Documenting our journey together through self portraits gives me the space to create while constantly mothering, remembering the fractions of time that I can find joy in our lives within our homes, and hold onto the moments that slip away too fast.
Social Media:
Instagram @re_eromero
Exhibitions/Publications
Exhibitions
“Little Wins” The Curated Fridge. Juried by Bree Lamb of Fraction Magazine.
Publications
Made Alone, Together. Good Words Press
Upcoming:
Hope-Revolution. Stay Home Gallery, Paris TN October 2020-January 2021
When you hear the word Jaulas//Cages, what are you thinking of?
When I hear the word cages, I think of the constraints I have felt my entire life within my identity. How I feel never truly knowing who I am, and how I fit into many spaces whether that be culturally, in academia,or as a woman actively trying to have an art career with a small child.
In our current climate. Many of us are thinking about the US borders. More recently, I’m thinking of all of the families being contained. Children being separated from their mothers,and women having procedures done to them without their consent. As a mother, who’s lineage comes from Mexican Immigrants, I can’t imagine having my daughter taken from me, or having my desire to have more children stripped from me, yet that is a reality for women in containment.
How would you describe your upbringing and how you came to be an artist?
I was always creative growing up. My grandfather was a musician, teaching me how to play the guitar at an early age. But my grandma always had a camera in her hand. Having a single teenage mother I spent so much time with them, and they influenced my creativity so much by encouraging whatever I wanted to pursue.

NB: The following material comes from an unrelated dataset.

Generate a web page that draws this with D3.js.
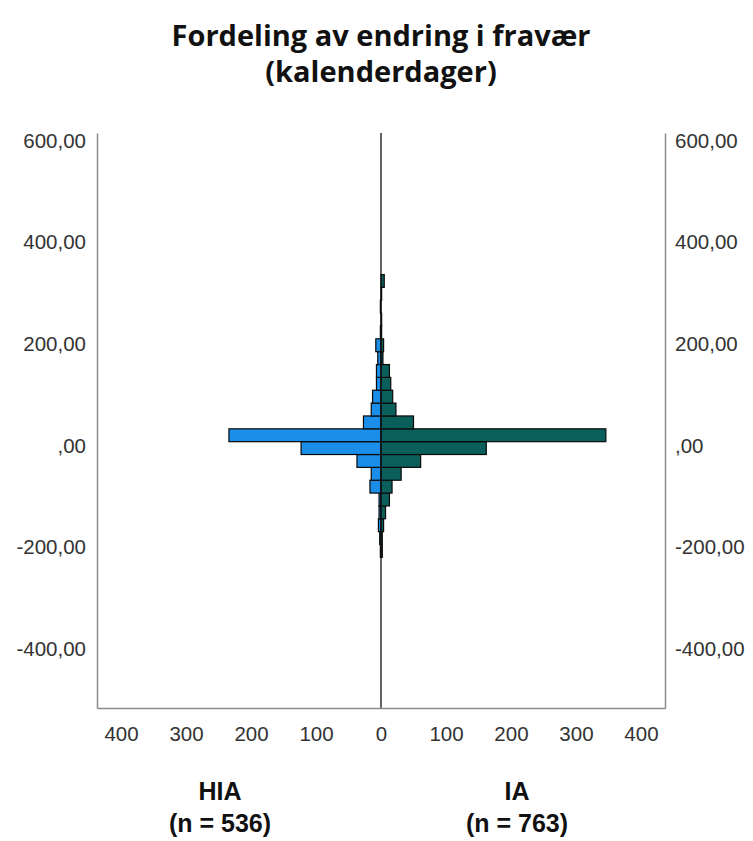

I still play the guitar on occasion but I’m shy, so photography is what stuck. Throughout my teenage years I kept pursuing photography, and ultimately went on to studying studio arts in college.

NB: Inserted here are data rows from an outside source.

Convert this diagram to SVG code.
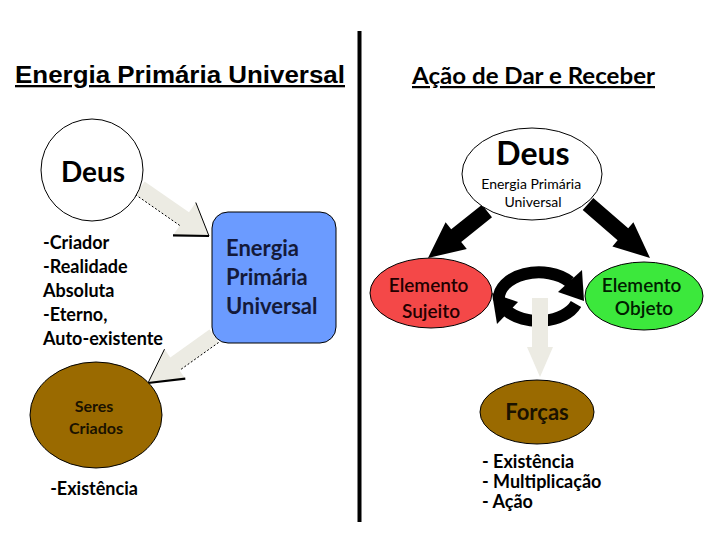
<svg xmlns="http://www.w3.org/2000/svg" width="720" height="540" viewBox="0 0 720 540">
<style>
.t{font-family:Lato,"Open Sans","Liberation Sans",sans-serif;font-weight:700;fill:#000}
.r{font-weight:400}
.m{font-weight:600}
.hdr{font-family:"Liberation Sans",Arial,sans-serif;font-weight:700;font-size:23px;text-decoration:underline}
.beige{fill:#ecebe3;stroke:none}
.edge{stroke:#000;fill:none}
.dot{stroke:#000;stroke-width:1;stroke-dasharray:2 2;fill:none}
.blk{fill:#000}
.outline{stroke:#000;stroke-width:1}
</style>
<rect width="720" height="540" fill="#fff"/>
<line x1="359.5" y1="31" x2="359.5" y2="522" stroke="#000" stroke-width="4"/>
<text class="hdr" x="15" y="83" textLength="330" lengthAdjust="spacingAndGlyphs">Energia Primária Universal</text>
<text class="t" x="412" y="84" font-size="22" textLength="243" lengthAdjust="spacingAndGlyphs" text-decoration="underline">Ação de Dar e Receber</text>

<g id="connectors">
  <g id="arrow-deus-energia">
    <polygon class="beige" points="135.4,194.6 179.8,225.5 173,235.3 209,236 195.8,202.5 189,212.3 144.6,181.4"/>
    <line class="dot" x1="135.4" y1="194.6" x2="179.8" y2="225.5"/>
    <polyline class="edge" stroke-width="2.2" points="173,235.3 209,236"/>
    <polyline class="edge" stroke-width="1" points="195.8,202.5 209,236"/>
  </g>
  <g id="arrow-energia-seres">
    <polygon class="beige" points="218.6,342.5 179.5,370.4 185.3,378.6 148,383 164.5,349.2 170.3,357.4 209.4,329.5"/>
    <line class="dot" x1="218.6" y1="342.5" x2="179.5" y2="370.4"/>
    <polyline class="edge" stroke-width="2.2" points="185.3,378.6 148,383"/>
    <polyline class="edge" stroke-width="1" points="164.5,349.2 148,383"/>
  </g>
  <polygon id="arrow-deus-sujeito" class="blk" points="492,217.3 461.2,241.9 466.8,248.9 428,258 445.6,222.3 451.2,229.3 482,204.7"/>
  <polygon id="arrow-deus-objeto" class="blk" points="582.7,210 617.6,240.3 612.4,246.4 650,258 633.4,222.2 628.2,228.3 593.3,198"/>
  <g id="cycle">
    <path d="M499,300 A40,26 0 0 1 570,282" fill="none" stroke="#000" stroke-width="12"/>
    <polygon class="blk" points="584,301 558,292 582,270"/>
    <path d="M576,304 A40,26 0 0 1 506,310" fill="none" stroke="#000" stroke-width="12"/>
    <polygon class="blk" points="492,293 518,302 497,324"/>
  </g>
  <polygon id="arrow-forcas" class="beige" points="532,298 548,298 548,347 553,347 540,377 527,347 532,347"/>
</g>

<g id="deus-left">
  <circle cx="92" cy="170" r="51" fill="#fff" class="outline"/>
  <text class="t" x="93" y="182" font-size="28" text-anchor="middle">Deus</text>
</g>
<g id="deus-attrs">
  <text class="t" font-size="18">
    <tspan x="43" y="249">-Criador</tspan>
    <tspan x="43" y="273">-Realidade</tspan>
    <tspan x="43" y="297">Absoluta</tspan>
    <tspan x="43" y="321">-Eterno,</tspan>
    <tspan x="43" y="345">Auto-existente</tspan>
  </text>
</g>
<g id="energia-box">
  <rect x="212" y="212" width="124" height="131" rx="16" fill="#6b9bff" class="outline"/>
  <text class="t" font-size="22" style="fill:#141a3a">
    <tspan x="226" y="256">Energia</tspan>
    <tspan x="226" y="285">Primária</tspan>
    <tspan x="226" y="314">Universal</tspan>
  </text>
</g>
<g id="seres-criados">
  <ellipse cx="96" cy="415" rx="66" ry="53" fill="#9a6a00" class="outline"/>
  <text class="t" font-size="16" text-anchor="middle" style="fill:#1a1200">
    <tspan x="96" y="412">Seres</tspan>
    <tspan x="96" y="434">Criados</tspan>
  </text>
  <text class="t" x="94" y="495" font-size="18" text-anchor="middle">-Existência</text>
</g>

<g id="deus-right">
  <ellipse cx="532" cy="174" rx="70" ry="46" fill="#fff" class="outline"/>
  <text class="t" x="533" y="165" font-size="32" text-anchor="middle">Deus</text>
  <text class="t r" font-size="14" text-anchor="middle">
    <tspan x="533" y="189">Energia Primária</tspan>
    <tspan x="533" y="207">Universal</tspan>
  </text>
</g>
<g id="elemento-sujeito">
  <ellipse cx="431" cy="293" rx="61" ry="35" fill="#f44848" class="outline"/>
  <text class="t m" font-size="19" text-anchor="middle" style="fill:#200">
    <tspan x="431" y="292">Elemento</tspan>
    <tspan x="431" y="318">Sujeito</tspan>
  </text>
</g>
<g id="elemento-objeto">
  <ellipse cx="644" cy="296" rx="59" ry="34" fill="#3ce83c" class="outline"/>
  <text class="t m" font-size="19" text-anchor="middle" style="fill:#002000">
    <tspan x="644" y="292">Elemento</tspan>
    <tspan x="644" y="315">Objeto</tspan>
  </text>
</g>
<g id="forcas">
  <ellipse cx="537" cy="412" rx="57" ry="32" fill="#9a6a00" class="outline"/>
  <text class="t" x="537" y="420" font-size="22" text-anchor="middle" style="fill:#1a1200">Forças</text>
  <text class="t" font-size="18">
    <tspan x="482" y="468">- Existência</tspan>
    <tspan x="482" y="488">- Multiplicação</tspan>
    <tspan x="482" y="508">- Ação</tspan>
  </text>
</g>
</svg>
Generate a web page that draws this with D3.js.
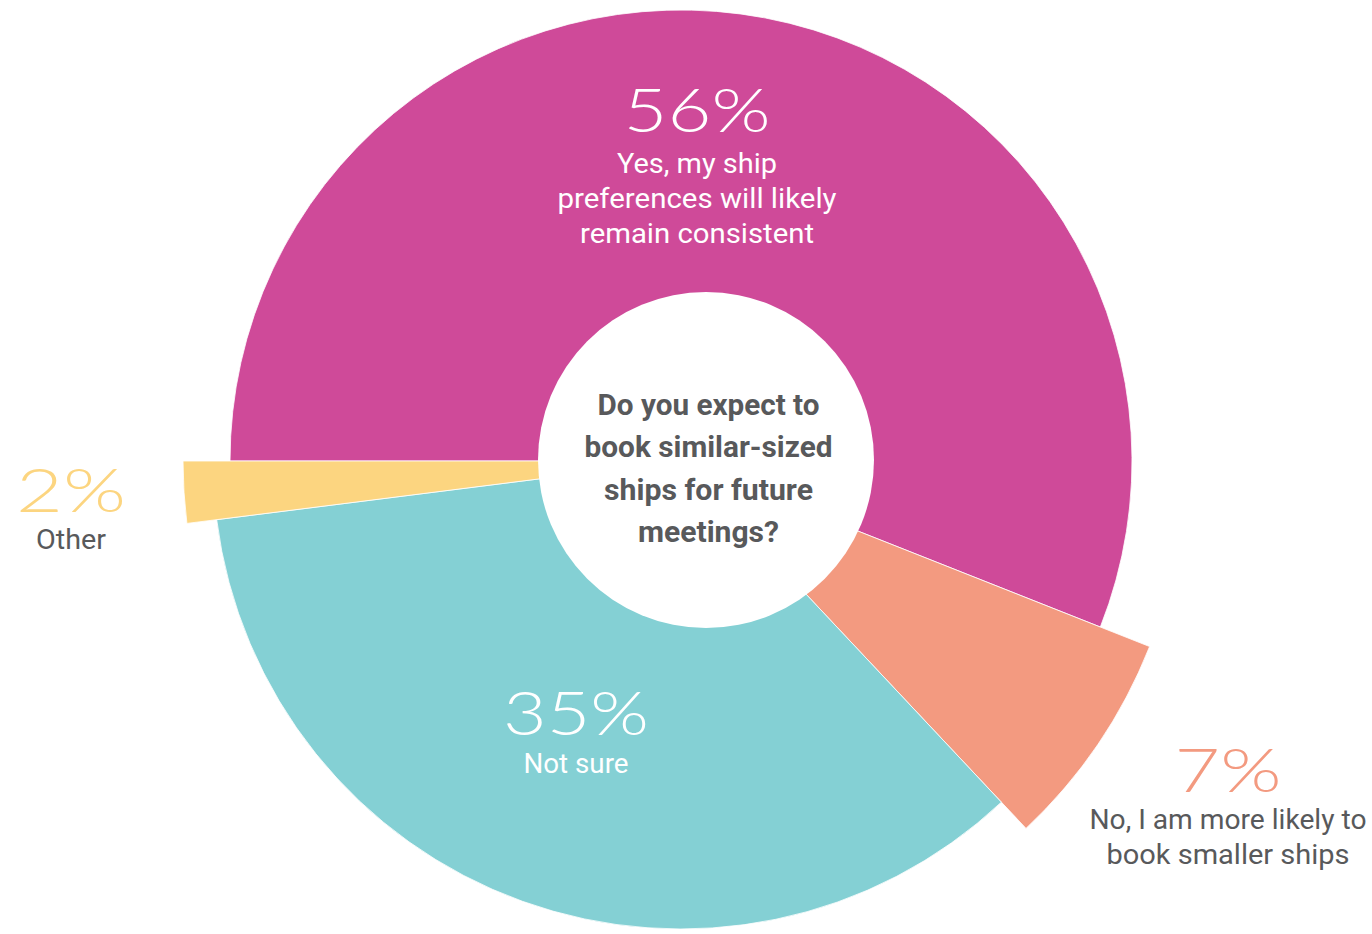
<!DOCTYPE html>
<html><head><meta charset="utf-8">
<script src="https://cdn.jsdelivr.net/npm/d3@7"></script>
<style>html,body{margin:0;padding:0;background:#fff;} svg{display:block;}</style>
</head><body>
<script>
// ---- data ----
const categories = ["Yes", "No", "Not sure", "Other"];
const values = [56, 7, 35, 2];
const percentLabels = ["56%", "7%", "35%", "2%"];
const descLines = [
  ["Yes, my ship", "preferences will likely", "remain consistent"],
  ["No, I am more likely to", "book smaller ships"],
  ["Not sure"],
  ["Other"]
];
const titleLines = ["Do you expect to", "book similar-sized", "ships for future", "meetings?"];

// ---- styles / layout ----
const colors = ["#CF4A99", "#F39A80", "#84D0D4", "#FCD580"];
const pctColors = ["#ffffff", "#F39A80", "#ffffff", "#FCD580"];
const descColors = ["#ffffff", "#58595B", "#ffffff", "#58595B"];
const outerR = [451, 504, 468, 498];
const W = 1372, H = 934;
const cx = 681, cy = 461;
const hole = {x: 706, y: 460, r: 168};
// label anchor: [centerX, percent baseline, first description baseline]
const labelLayout = [
  [697, 132, 173],
  [1228, 792, 829],
  [576, 735, 773],
  [71, 512, 549]
];
const pctWidths = [147, 107, 146, 110];
const descWidths = [[160, 279, 234], [277, 243], [105], [70]];
const titleWidths = [222, 248, 209, 141];

const svg = d3.select("body").append("svg").attr("width", W).attr("height", H);

const pie = d3.pie().sort(null).value(d => d)
  .startAngle(-Math.PI / 2).endAngle(3 * Math.PI / 2);
const arcs = pie(values);

const g = svg.append("g").attr("transform", `translate(${cx},${cy})`);
g.selectAll("path").data(arcs).join("path")
  .attr("d", (d, i) => d3.arc().innerRadius(0).outerRadius(outerR[i])(d))
  .attr("fill", (d, i) => colors[i])
  .attr("stroke", "#fff").attr("stroke-width", 0.8);

svg.append("circle").attr("cx", hole.x).attr("cy", hole.y).attr("r", hole.r).attr("fill", "#fff");

// labels
arcs.forEach((a, i) => {
  const [x, yp, yd] = labelLayout[i];
  svg.append("text").attr("x", x).attr("y", yp).attr("text-anchor", "middle")
    .attr("font-family", "Lato, 'Open Sans', sans-serif").attr("font-weight", 300)
    .attr("font-size", 62).attr("fill", pctColors[i])
    .attr("textLength", pctWidths[i]).attr("lengthAdjust", "spacingAndGlyphs")
    .text(percentLabels[i]);
  descLines[i].forEach((t, j) => {
    svg.append("text").attr("x", x).attr("y", yd + j * 35).attr("text-anchor", "middle")
      .attr("font-family", "Roboto, sans-serif").attr("font-weight", 400)
      .attr("font-size", 28).attr("fill", descColors[i])
      .attr("textLength", descWidths[i][j]).attr("lengthAdjust", "spacingAndGlyphs")
      .text(t);
  });
});

titleLines.forEach((t, j) => {
  svg.append("text").attr("x", 708.5).attr("y", 415 + j * 42.3).attr("text-anchor", "middle")
    .attr("font-family", "Roboto, sans-serif").attr("font-weight", 700)
    .attr("font-size", 30).attr("fill", "#58595B")
    .attr("textLength", titleWidths[j]).attr("lengthAdjust", "spacingAndGlyphs")
    .text(t);
});
</script>
</body></html>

From your upbringing and work, what does Latinidad, mean to you? Does being Latinx inform for work?
Growing up, there was always a strong sense of catholic faith, and strength in family. I was always aware of my family history, their struggles but was never fully immersed in our family life and cultures as we moved away from most of our family when I was very young.
It was always the trips to my mother and grandparents hometowns in Southern California for weddings, quinceaneras, and other celebrations that always gave me more of a sense of pride in who we were.
For many years I’ve felt lost as I grew away from my family and into adulthood having moved even further away from them. Only more recently have I begun to think of what my chicanx identity means, and the importance of it’s preservation for my daughter.
Being Latinx hasn’t heavily informed my work, but at the core I think the importance of family, faith and preserving our memories have been instilled in my mind from my upbringing.
Who and/or what inspires you?
My relationships inspire me. I have always had a desire to document those around me through portraiture in the same kind of spirit that my grandmother had documenting our daily lives. The constant documentation of my childhood through my grandmother’s lens always stuck with me and something I wanted to continue after she had passed away in my early teens. My lack of images of my own mother pregnant with me, and infant/toddler photographs of myself push me to continue the documentation of my own life and relationship with my daughter. In this current season of my life, I have no choice but to stay home with her. There are maybe 2-3 childfree hours a day I get to work, so making work about her is what makes sense for me right now. I want to not only have a record of this time in our life but also highlight the love, and labor that goes into caring for her.
The photographs you make have so much love in them, what do you want your child to know about you when they are your age?
I want Ariana to know that she has made me a better artist. The work I make is to document my life with her, and the experiences we have together. I want her to understand who she is, who I am and where we come from. I want her to know that I’ve let negative experiences in my life define a lot of who I am and how I move through the world, but for her I’m trying to be better. She’s only two years old now, but I hope as she continues to grow up the memories she has of me and herself are filled with this same unconditional love and joy that we have now.
What do you want to see more of in the art world?
My experience of art history has had very few women, people of color, or those who are both and actively creating artwork about mothering and their experiences. While there are more and more examples of art being made to celebrate and highlight motherhood, there has to be more conversations being made about why this experience is under represented and often hidden within the arts and its history.
Collectively we need to continue pushing forward and creating opportunities outside of those white canons for one another. And holding the creative industries accountable in the treatment, pay, and opportunities we receive.
What advice would you have for up and coming Latinx artists?
Don’t feel like you have to confine yourself to whatever conventions you feel that are present as an artist. Make work for yourself and what you’re interested in. If your path is different than others, own it. Whatever you can do or make now, is enough.
Throughout my education I was pretty tough on myself and had a pretty clear path of what I thought I wanted that fit into the academic and “conventional” constraints of what a successful artist was. I’m grateful that I broke out of that mold, and made starting a family part of my work.
Our various practices, voices, and experiences all have a place somewhere as artists.
What is next for you?
Earlier this year I started a more playful series of cyanotype images of my daughters toys I pick up every day that need to be completed .I’ve been trying to channel my exhaustion, and often overwhelmed feelings into something creative by thinking of caring for her as more collaborative in my work, rather than an obstacle.
Next I would like to dive deeper into my family archives. I’m really interested to see what similarities there are in the documentation I’m doing now, and those photographs my mother and grandmother were taking when I was a child.
I often think of my own mother and how her experience of motherhood is so different from mine, and what I might be able to work through by comparing those experiences.
I’ll always be documenting our days together. The joy, the exhaustion, the in between.